Minimum Dominating Set of Multiplex Networks: Definition, Application, and Identification

Abstract

The minimum dominating set (MDS) of the network is a node subset of smallest size that every node in the network is either in this subset or is adjacent to one or more nodes of this subset. MDS has found wide applications, ranging from network monitoring, routing, to epidemic control, and text processing. However, the majority of existing studies on MDS problem are confined to single networks. In real world, more and more complex systems consist of a set of elements linked up by different types of connections, which are best modeled as multiplex networks with interacting network layers. Though vastly important, the MDS of the multiplex networks has not yet been formally defined and its application and identification remain open issues. In this article, we present the definition of the MDS of the multiplex network and show some of its possible applications.
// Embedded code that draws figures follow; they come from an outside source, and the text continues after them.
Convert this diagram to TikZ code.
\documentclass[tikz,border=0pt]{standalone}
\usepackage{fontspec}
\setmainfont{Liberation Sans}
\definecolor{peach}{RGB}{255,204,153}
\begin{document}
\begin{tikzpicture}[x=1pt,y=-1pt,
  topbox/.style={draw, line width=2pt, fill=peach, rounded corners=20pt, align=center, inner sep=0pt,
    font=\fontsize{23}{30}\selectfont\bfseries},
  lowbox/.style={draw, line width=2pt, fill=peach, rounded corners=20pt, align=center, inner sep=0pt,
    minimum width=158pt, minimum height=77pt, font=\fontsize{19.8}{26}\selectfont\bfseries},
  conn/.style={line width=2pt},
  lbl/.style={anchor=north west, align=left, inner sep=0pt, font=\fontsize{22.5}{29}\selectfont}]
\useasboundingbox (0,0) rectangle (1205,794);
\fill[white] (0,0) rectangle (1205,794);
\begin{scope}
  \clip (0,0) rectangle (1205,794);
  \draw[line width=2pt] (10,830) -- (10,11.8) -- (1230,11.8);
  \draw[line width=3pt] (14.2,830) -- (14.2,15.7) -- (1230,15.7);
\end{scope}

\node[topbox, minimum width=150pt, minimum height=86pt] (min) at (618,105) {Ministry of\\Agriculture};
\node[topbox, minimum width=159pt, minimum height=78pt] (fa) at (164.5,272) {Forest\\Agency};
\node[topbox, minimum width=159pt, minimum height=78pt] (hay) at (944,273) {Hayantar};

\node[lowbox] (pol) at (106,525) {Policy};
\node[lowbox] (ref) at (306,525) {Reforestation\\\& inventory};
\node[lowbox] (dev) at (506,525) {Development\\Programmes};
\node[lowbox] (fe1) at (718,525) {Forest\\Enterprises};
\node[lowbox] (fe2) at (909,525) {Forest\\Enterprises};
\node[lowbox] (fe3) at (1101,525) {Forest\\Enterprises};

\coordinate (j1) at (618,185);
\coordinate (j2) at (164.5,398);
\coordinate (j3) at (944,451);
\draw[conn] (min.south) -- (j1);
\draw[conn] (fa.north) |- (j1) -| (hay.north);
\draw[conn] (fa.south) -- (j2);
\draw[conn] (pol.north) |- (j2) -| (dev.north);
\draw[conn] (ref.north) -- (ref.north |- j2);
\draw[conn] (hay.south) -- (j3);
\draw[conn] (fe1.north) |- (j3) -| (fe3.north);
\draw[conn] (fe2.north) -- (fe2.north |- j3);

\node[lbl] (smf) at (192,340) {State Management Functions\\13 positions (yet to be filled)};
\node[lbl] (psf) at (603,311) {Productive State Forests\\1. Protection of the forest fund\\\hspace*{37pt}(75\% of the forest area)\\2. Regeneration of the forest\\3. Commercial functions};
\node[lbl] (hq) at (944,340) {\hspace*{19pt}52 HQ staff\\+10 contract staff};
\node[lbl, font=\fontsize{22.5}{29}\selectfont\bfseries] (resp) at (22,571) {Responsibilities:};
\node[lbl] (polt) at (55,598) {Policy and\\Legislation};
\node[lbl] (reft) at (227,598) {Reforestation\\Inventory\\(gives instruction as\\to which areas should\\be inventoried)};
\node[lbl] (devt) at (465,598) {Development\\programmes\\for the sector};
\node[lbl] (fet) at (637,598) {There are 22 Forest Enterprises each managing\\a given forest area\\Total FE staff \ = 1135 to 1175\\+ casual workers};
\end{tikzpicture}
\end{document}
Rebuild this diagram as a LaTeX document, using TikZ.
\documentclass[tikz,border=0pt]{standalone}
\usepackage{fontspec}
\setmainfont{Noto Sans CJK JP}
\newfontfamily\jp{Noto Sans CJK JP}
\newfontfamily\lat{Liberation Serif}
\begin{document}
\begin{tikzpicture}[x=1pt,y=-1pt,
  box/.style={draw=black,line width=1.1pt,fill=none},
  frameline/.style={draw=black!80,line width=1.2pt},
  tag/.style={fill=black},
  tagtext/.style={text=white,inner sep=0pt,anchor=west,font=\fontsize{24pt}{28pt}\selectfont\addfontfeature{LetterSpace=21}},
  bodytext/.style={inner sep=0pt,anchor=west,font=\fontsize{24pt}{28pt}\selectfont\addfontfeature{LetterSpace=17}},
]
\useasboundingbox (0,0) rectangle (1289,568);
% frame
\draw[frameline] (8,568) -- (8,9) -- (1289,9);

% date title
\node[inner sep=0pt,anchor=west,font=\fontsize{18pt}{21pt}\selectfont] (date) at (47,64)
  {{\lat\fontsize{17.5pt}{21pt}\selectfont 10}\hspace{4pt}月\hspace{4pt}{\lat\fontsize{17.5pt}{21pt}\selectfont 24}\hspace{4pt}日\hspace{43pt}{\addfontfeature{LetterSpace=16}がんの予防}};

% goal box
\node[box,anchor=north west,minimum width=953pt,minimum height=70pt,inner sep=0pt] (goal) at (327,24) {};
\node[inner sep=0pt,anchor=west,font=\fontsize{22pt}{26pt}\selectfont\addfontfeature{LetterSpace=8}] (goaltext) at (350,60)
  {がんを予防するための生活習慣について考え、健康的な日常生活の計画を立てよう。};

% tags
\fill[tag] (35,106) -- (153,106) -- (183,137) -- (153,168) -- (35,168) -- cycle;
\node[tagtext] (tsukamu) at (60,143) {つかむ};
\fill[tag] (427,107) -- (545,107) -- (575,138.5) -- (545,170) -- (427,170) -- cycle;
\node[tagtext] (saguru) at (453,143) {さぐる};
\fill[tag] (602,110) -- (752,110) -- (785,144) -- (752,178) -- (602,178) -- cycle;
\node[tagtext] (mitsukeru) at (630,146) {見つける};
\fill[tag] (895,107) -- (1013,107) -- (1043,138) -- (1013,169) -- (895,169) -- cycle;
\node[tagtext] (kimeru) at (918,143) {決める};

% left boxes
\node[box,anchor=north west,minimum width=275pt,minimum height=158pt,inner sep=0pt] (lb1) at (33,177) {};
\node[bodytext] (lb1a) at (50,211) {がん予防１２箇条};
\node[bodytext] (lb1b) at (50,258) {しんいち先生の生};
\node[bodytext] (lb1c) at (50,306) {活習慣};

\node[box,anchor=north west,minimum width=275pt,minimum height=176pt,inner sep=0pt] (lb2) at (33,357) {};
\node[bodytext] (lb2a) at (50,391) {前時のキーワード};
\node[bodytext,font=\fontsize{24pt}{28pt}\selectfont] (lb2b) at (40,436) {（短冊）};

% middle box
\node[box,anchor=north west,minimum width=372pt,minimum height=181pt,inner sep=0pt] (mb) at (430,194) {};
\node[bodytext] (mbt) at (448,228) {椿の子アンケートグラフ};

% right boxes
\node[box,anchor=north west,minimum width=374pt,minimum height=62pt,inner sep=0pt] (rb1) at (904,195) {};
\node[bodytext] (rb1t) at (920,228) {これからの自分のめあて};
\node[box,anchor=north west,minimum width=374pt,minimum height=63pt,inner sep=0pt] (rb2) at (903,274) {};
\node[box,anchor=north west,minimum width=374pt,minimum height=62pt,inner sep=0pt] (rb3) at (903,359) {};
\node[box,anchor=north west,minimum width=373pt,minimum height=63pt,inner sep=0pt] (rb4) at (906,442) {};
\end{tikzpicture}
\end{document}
For solving the MDS problem of the multiplex network, we built a spin-glass model and solve it through the belief-propagation (BP) equations under the replica symmetry mean-field theory. As a consequence, we can predict the relative size of the MDS of the multiplex network theoretically and we can propose a BP-guided decimation algorithm to construct an approximate optimal dominating set in practice. Then the algorithm is improved in both accuracy and efficiency by embedding a novel multiplex network-oriented leaf-removal strategy. The effectiveness of the proposed algorithms is finally verified by comparing with other methods on a number of the multiplex network examples.